Doi Inthanon, known as “The Roof of Thailand” is a beautiful national park located in the Himalayas. It serves as the gravesite of King Inthawichayanon, the royal ecologist of the 19th century who loved the natural beauty of the Himalayas so much, that he ordered its preservation.
Today Doi Inthanon National Park in Chiang Mai is one of the best nature escapes in Thailand and is totally worth it if you go to Chiang Mai!
How to get to Doi Inthanon National Park
Doi Inthanon covers an area of approximately 186 square miles, and it’s located 37 miles from Chiang Mai, but the visitor center is 22 miles inside the park. Tourists can take public transportation to reach it and within the park, however, these vehicles are slow and irregular. If you want to save time and visit everything you want, you’ll have the option to rent a car and make your own itinerary.
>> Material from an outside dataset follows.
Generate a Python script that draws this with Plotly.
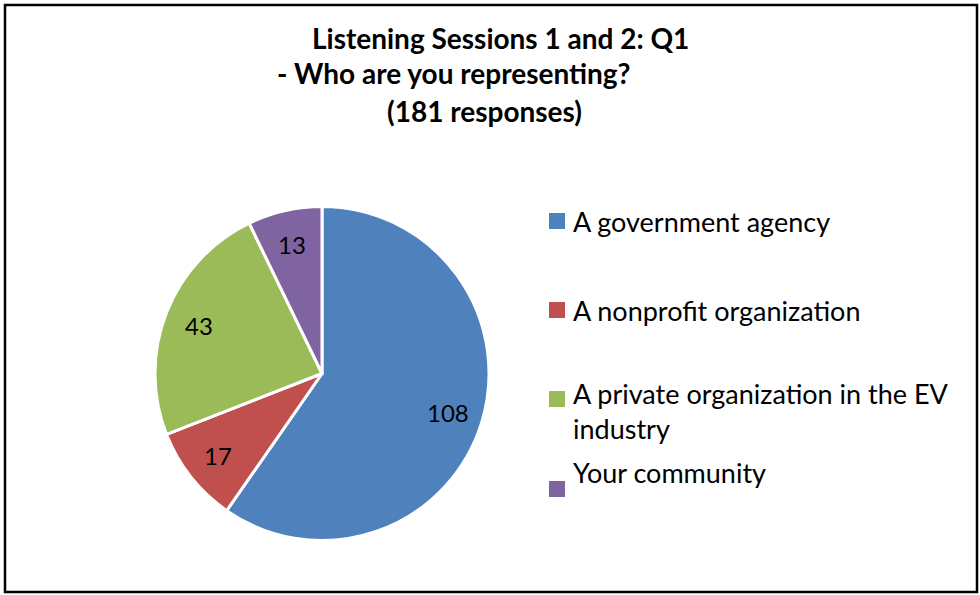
import math
import plotly.graph_objects as go

# Survey answers, in the order they sweep clockwise from 12 o'clock
categories = ["A government agency", "A nonprofit organization",
              "A private organization in the EV industry", "Your community"]
legend_text = ["A government agency", "A nonprofit organization",
               "A private organization in the EV<br>industry", "Your community"]
responses = [108, 17, 43, 13]
colors = ["#4F81BD", "#C0504D", "#9BBB59", "#8064A2"]

title_lines = ["Listening Sessions 1 and 2: Q1",
               "- Who are you representing?",
               "(181 responses)"]

W, H = 980, 595
FONT = "Lato"


def px(x):
    return x / W


def py(y):
    return 1 - y / H


# pie centre and radius in pixels
cx, cy, r = 322, 373.5, 167

fig = go.Figure(go.Pie(
    labels=categories,
    values=responses,
    sort=False,
    direction="clockwise",
    rotation=0,
    marker=dict(colors=colors, line=dict(color="white", width=3)),
    textinfo="none",
    domain=dict(x=[px(cx - r), px(cx + r)], y=[py(cy + r), py(cy - r)]),
    showlegend=False,
    hoverinfo="label+value",
))

annotations = []

# value labels placed on each slice's bisector
total = sum(responses)
cum = 0
for v in responses:
    mid = (cum + v / 2) / total * 2 * math.pi
    cum += v
    lx = cx + 0.79 * r * math.sin(mid)
    ly = cy - 0.79 * r * math.cos(mid)
    annotations.append(dict(text=str(v), x=px(lx), y=py(ly), xref="paper", yref="paper",
                            xanchor="center", yanchor="middle", showarrow=False,
                            font=dict(family=FONT, size=24, color="black")))

# title, one line per annotation
title_pos = [(500, 38), (454, 73), (484, 111)]
for txt, (x, y) in zip(title_lines, title_pos):
    annotations.append(dict(text=f"<b>{txt}</b>", x=px(x), y=py(y), xref="paper", yref="paper",
                            xanchor="center", yanchor="middle", showarrow=False,
                            font=dict(family=FONT, size=28, color="black")))

# legend: swatch + label
shapes = []
swatch_y = [221, 310, 399, 489]
text_y = [221, 310, 411, 472]
for i, (lab, col) in enumerate(zip(legend_text, colors)):
    shapes.append(dict(type="rect", xref="paper", yref="paper",
                       x0=px(549), x1=px(565), y0=py(swatch_y[i] + 8), y1=py(swatch_y[i] - 8),
                       fillcolor=col, line=dict(width=0)))
    annotations.append(dict(text=lab, x=px(571), y=py(text_y[i]), xref="paper", yref="paper",
                            xanchor="left", yanchor="middle", align="left", showarrow=False,
                            font=dict(family=FONT, size=27, color="black")))

# outer frame
shapes.append(dict(type="rect", xref="paper", yref="paper",
                   x0=px(5), x1=px(977), y0=py(592), y1=py(5),
                   line=dict(color="black", width=2.5), fillcolor="rgba(0,0,0,0)"))

fig.update_layout(
    width=W, height=H,
    margin=dict(l=0, r=0, t=0, b=0),
    paper_bgcolor="white",
    plot_bgcolor="white",
    annotations=annotations,
    shapes=shapes,
)

fig.write_html("out.html")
Many tours are available for those who want a guide and most of them include transportation. Prices in the region are reasonable, starting from around $50 for group tours, and $100 for private tours. Each comes with its own perks, such as trekking and hiking, birdwatching, interactions with elephants, or observing the local arts & crafts. Bikes and scooters are available for rent inside the park.
Where to stay in Doi Inthanon?
Those who want to get the full experience and spend the night in the park, might wander where to stay. The campsite is the best decision if you want to observe the wildlife at night. The guest center even offers gear for rent to those who need it.
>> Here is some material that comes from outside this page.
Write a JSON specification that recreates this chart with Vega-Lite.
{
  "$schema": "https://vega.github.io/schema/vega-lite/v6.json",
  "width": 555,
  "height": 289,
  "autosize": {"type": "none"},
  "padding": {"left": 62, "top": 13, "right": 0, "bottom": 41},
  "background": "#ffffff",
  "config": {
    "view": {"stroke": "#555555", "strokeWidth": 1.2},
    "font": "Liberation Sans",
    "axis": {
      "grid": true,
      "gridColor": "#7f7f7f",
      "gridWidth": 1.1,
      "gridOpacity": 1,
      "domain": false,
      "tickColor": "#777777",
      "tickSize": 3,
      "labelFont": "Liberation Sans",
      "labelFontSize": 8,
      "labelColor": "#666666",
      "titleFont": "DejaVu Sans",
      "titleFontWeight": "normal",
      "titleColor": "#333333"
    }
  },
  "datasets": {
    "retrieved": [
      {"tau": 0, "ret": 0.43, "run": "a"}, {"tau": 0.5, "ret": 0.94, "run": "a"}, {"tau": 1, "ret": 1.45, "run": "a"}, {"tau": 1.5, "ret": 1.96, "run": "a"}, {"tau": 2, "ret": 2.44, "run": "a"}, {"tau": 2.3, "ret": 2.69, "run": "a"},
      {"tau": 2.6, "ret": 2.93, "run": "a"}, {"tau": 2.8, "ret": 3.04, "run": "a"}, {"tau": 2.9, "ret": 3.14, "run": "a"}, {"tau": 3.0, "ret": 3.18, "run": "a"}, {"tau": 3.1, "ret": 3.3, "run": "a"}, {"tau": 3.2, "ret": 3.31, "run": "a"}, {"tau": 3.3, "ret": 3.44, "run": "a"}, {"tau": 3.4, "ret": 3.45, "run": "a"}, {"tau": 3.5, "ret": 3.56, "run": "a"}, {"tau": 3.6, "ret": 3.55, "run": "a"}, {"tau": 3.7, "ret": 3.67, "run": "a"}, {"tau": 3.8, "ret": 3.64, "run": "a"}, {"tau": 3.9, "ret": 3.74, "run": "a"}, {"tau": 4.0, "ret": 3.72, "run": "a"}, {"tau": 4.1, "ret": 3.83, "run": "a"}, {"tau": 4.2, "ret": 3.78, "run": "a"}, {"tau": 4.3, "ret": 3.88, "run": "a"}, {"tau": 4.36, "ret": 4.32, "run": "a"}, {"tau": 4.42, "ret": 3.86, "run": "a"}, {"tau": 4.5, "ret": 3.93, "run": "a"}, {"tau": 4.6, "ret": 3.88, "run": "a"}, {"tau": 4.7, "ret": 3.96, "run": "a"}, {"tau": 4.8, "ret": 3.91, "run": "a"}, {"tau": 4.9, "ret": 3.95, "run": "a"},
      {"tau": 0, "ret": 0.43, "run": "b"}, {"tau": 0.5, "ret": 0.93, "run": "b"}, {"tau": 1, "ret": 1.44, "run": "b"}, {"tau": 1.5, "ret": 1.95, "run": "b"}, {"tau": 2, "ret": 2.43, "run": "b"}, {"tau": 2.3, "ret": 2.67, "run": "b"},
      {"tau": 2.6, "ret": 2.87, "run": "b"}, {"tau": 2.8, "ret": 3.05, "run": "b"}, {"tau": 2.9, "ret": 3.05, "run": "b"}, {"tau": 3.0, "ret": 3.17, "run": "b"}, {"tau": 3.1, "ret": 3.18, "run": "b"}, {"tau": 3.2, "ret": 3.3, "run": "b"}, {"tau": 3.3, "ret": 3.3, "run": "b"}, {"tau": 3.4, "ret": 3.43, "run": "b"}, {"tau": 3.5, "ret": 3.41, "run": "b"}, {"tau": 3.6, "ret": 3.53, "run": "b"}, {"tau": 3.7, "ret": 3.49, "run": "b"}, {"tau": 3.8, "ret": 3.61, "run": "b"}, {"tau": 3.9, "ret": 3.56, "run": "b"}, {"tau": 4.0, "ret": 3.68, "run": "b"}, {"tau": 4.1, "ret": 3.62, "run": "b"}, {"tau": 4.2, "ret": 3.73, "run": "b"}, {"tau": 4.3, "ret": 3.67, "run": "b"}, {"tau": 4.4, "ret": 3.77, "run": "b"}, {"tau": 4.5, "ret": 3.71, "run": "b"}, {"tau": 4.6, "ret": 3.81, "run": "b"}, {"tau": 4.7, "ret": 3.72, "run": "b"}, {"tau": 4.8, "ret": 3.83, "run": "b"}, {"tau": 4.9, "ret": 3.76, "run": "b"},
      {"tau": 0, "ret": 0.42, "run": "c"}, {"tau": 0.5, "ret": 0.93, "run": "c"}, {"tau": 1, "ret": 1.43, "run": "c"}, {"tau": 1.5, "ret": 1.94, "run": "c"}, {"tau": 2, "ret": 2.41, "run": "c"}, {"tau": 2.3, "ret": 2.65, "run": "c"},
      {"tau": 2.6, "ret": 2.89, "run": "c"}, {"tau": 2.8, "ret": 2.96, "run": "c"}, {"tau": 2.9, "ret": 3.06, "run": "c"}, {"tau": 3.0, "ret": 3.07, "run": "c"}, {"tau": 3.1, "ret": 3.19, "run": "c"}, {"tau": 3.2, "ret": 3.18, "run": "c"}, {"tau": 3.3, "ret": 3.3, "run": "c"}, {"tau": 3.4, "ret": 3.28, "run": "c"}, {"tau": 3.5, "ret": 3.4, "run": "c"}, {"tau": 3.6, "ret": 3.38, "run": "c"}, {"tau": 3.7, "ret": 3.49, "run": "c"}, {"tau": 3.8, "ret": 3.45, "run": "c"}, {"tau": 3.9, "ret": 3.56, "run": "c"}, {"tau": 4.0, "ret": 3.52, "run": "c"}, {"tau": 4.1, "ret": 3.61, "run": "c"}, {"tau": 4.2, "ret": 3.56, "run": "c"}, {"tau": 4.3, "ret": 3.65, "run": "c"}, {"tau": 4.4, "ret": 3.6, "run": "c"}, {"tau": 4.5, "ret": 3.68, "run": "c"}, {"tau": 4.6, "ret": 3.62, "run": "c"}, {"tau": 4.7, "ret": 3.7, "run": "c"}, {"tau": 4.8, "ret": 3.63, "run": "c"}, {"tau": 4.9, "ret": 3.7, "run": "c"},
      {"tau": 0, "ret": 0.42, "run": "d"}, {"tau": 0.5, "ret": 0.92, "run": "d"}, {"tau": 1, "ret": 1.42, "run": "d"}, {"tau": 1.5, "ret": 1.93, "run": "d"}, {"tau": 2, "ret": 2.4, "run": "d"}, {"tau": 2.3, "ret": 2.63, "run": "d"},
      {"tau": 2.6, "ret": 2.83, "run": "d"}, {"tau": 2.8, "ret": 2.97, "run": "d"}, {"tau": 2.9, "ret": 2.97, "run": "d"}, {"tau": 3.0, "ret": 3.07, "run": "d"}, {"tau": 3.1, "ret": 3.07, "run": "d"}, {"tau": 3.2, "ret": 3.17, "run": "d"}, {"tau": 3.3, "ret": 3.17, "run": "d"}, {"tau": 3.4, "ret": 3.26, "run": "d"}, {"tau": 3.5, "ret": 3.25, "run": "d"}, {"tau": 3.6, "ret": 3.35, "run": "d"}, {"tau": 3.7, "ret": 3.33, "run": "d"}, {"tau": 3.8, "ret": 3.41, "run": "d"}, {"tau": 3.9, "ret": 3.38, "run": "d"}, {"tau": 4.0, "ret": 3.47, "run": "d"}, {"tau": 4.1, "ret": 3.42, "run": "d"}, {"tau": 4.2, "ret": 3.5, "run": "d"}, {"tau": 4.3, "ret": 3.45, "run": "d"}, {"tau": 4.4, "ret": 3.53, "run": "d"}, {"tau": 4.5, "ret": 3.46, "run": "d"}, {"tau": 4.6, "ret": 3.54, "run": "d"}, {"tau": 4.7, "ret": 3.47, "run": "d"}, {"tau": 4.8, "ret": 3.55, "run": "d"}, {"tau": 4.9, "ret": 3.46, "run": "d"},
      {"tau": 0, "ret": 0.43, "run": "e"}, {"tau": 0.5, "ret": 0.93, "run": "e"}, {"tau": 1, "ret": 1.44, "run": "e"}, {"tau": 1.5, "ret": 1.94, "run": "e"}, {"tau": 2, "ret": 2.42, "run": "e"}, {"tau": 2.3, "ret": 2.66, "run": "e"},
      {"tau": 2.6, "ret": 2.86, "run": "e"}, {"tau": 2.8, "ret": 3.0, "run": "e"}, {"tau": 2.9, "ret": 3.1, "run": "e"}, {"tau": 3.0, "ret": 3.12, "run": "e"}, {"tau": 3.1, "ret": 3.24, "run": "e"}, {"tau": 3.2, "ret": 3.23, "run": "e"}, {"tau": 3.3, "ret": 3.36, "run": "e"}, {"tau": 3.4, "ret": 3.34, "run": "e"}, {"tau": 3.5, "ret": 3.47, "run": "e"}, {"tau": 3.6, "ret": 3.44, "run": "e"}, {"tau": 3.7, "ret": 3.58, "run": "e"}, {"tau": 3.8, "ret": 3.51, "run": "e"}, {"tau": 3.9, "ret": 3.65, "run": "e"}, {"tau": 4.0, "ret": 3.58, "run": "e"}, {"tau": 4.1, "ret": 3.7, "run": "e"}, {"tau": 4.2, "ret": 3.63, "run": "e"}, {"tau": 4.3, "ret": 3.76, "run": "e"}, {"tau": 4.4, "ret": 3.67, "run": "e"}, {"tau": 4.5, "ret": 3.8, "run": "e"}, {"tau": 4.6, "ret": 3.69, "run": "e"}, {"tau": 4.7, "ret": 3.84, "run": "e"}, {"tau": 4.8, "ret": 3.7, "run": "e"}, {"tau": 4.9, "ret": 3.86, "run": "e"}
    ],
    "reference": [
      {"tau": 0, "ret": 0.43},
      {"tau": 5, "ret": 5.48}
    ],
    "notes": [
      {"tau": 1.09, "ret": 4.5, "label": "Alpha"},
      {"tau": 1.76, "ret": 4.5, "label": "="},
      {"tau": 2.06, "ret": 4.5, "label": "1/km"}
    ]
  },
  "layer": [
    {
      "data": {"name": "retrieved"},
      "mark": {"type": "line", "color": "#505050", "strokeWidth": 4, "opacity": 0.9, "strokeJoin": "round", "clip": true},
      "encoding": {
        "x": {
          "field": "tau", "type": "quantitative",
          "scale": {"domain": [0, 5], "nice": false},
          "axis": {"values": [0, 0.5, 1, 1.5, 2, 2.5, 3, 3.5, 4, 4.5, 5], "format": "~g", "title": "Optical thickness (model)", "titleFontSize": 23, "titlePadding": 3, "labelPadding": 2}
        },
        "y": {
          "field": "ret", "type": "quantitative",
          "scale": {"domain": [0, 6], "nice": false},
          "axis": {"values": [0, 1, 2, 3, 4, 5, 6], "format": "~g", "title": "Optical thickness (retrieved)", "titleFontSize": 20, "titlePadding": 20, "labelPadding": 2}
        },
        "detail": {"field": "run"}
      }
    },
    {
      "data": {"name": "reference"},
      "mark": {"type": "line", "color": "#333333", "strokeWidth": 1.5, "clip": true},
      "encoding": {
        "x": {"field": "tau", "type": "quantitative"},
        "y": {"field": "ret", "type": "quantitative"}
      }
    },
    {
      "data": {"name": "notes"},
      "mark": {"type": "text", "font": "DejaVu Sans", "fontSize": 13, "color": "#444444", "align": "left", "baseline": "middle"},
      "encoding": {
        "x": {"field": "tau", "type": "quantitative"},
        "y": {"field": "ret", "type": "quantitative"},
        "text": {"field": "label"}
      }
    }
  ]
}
The Doi Inthanon bungalows are often booked, but fortunately they can only be booked from the visitor center, so you might have a chance. There are plenty of restaurants all over the park, as well a market.
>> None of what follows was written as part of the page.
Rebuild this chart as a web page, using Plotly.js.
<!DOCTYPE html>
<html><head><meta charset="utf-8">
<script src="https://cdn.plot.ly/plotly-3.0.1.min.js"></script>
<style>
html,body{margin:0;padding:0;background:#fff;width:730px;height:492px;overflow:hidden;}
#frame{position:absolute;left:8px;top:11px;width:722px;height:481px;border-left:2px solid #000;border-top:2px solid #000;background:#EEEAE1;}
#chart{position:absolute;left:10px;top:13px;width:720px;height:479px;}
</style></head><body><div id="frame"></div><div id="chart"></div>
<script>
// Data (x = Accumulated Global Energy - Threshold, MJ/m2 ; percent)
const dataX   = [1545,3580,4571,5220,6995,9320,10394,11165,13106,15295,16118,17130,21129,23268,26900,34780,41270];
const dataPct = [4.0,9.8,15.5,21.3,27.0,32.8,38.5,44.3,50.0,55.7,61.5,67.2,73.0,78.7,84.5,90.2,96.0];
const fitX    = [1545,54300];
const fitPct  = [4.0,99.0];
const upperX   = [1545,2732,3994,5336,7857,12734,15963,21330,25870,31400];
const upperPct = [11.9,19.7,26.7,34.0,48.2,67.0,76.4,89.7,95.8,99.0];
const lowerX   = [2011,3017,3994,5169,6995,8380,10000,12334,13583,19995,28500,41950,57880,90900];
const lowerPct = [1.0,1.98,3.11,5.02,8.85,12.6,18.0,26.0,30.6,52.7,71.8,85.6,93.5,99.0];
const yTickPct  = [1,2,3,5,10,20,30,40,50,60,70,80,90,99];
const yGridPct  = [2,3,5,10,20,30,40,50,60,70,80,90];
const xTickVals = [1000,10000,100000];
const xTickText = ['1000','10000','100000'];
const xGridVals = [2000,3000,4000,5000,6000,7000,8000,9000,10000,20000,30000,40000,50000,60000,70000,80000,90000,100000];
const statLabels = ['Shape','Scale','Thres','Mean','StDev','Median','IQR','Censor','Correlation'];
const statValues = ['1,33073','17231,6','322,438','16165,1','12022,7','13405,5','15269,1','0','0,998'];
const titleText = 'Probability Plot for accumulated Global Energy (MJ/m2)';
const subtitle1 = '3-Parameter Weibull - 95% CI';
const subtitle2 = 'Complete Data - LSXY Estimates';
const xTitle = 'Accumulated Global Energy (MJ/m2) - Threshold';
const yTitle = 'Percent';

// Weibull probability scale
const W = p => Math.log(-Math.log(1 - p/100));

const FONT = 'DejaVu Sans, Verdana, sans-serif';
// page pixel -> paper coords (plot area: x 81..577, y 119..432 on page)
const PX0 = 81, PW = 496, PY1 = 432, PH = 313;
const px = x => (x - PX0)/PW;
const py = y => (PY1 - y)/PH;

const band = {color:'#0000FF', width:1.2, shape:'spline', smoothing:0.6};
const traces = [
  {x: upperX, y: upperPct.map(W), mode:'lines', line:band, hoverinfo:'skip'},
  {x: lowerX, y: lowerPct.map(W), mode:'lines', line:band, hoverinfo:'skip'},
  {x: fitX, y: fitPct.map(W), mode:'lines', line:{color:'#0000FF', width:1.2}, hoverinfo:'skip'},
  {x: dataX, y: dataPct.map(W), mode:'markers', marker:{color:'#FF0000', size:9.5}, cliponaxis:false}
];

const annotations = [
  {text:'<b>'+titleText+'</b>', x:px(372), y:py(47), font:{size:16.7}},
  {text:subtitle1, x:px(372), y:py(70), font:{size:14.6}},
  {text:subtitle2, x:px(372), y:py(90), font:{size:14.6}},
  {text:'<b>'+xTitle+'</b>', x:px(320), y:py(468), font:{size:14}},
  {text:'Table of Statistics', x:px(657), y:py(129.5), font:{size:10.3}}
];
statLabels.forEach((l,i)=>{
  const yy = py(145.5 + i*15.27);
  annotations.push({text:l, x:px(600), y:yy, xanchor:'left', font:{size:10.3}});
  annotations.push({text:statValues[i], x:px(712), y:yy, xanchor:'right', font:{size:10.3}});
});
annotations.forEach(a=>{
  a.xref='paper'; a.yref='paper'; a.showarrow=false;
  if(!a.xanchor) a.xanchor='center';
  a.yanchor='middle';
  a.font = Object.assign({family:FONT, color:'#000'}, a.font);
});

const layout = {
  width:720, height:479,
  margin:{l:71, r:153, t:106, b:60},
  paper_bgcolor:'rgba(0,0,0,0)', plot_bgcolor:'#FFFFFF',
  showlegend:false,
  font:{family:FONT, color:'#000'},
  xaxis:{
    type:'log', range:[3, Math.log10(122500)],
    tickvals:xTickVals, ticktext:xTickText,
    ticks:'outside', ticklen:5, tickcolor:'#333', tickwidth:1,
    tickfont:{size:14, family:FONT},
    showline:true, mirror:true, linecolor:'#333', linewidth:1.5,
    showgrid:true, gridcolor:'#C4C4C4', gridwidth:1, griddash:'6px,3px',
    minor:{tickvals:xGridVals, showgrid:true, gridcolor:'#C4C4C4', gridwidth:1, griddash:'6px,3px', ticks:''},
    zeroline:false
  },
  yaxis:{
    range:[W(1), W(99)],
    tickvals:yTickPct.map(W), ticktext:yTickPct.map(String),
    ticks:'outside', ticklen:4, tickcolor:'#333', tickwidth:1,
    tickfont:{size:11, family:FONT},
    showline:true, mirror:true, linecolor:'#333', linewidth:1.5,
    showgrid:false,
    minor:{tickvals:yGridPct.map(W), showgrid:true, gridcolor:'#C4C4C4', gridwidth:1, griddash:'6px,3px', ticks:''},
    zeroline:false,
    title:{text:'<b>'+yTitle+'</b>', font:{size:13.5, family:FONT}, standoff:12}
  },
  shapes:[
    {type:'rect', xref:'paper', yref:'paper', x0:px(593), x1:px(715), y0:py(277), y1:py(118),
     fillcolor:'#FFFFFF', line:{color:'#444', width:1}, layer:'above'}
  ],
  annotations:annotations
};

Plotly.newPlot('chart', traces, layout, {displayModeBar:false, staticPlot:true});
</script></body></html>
Best time to visit Doi Inthanon
Doi Inthanon National Park is open to visitors year round, even though it is chilly all the time. One of the best times of the year to visit is in late January when nature gifts tourists and locals with a pink spectacle. Cherry blossoms only last for a few weeks, so you have to time your visit accordingly.
If you want to embark on a journey on the hiking trails, you must keep in mind one of them, Kew Mae Pan is closed from June to October. The months between May and October bring the rainy season, so hiking might be difficult and muddy, but it’s the best time to visit the waterfalls, as the higher volume of water makes them more impressive. Temperatures in general vary depending on altitude, so bring warm clothes either way.
The park is rich in wildlife, with over 500 species of mammals, birds, amphibians, and reptiles, making it one of the best spots for birdwatching. Among the animals you can spot are various species of parrots, monkeys, bats, leopards, falcons, and much more.
Waterfalls are probably the main landmarks in the park. Sirithan Waterfall unfortunately can’t be visited up close, but tourists can still admire it from a wooden platform. The Siriphum Waterfall is one of the most impressive ones in Doi Inthanon, especially during the cherry bloom season. Mae Ya Waterfall is one of the widest and most beautiful waterfalls in Thailand. The best thing about it is that you can bathe in it and have some splashing fun.
Even though Doi Inthanon covers an impressive area and can’t be visited on foot, there are two beautiful hiking trails you can take, preferable with a guide.
Kew Mae Pan Trail is the longer one, around 1.5 miles, offering one of the best sights of your surroundings. Hiring a guide is a must. Ang Ka Luang Trail is shorter, but highly recommended for bird watching, as it goes through thick forest.
Every tourist must visit the highest point of Doi Inthanon, the tallest peak in Thailand, which reaches 214 ft. Both of the trails mentioned will take you to the top, and the best thing is that you can watch the sunset or the sunrise over the Himalayas.
Another popular place to watch the sunset is from the location of the Twin Pagodas, also known as the Two Chedis. The beautiful monuments can be visited inside, and they are surrounded by colorful flower gardens.
What else can you do at Doi Inthanon?
The local population is a great source to learn the history and the culture of this place. Villages such as Mae Klang Luang and Khun Klang Hhong will allow you to take a glimpse at the life of the farmers. You can support the local economy by eating lunch at one of the local establishments.
Khun Klang Hhong Village is the location of Inthanon Royal Project, a stretch of gardens and greenhouses that serve as a research and conservation center, as well as an agricultural center. It offers many educational activities for tourists who are interested in learning more about Doi Inthanon and traditional farming. The fee to enter the park is $10, half for children. Other fees are required for guides and accommodations.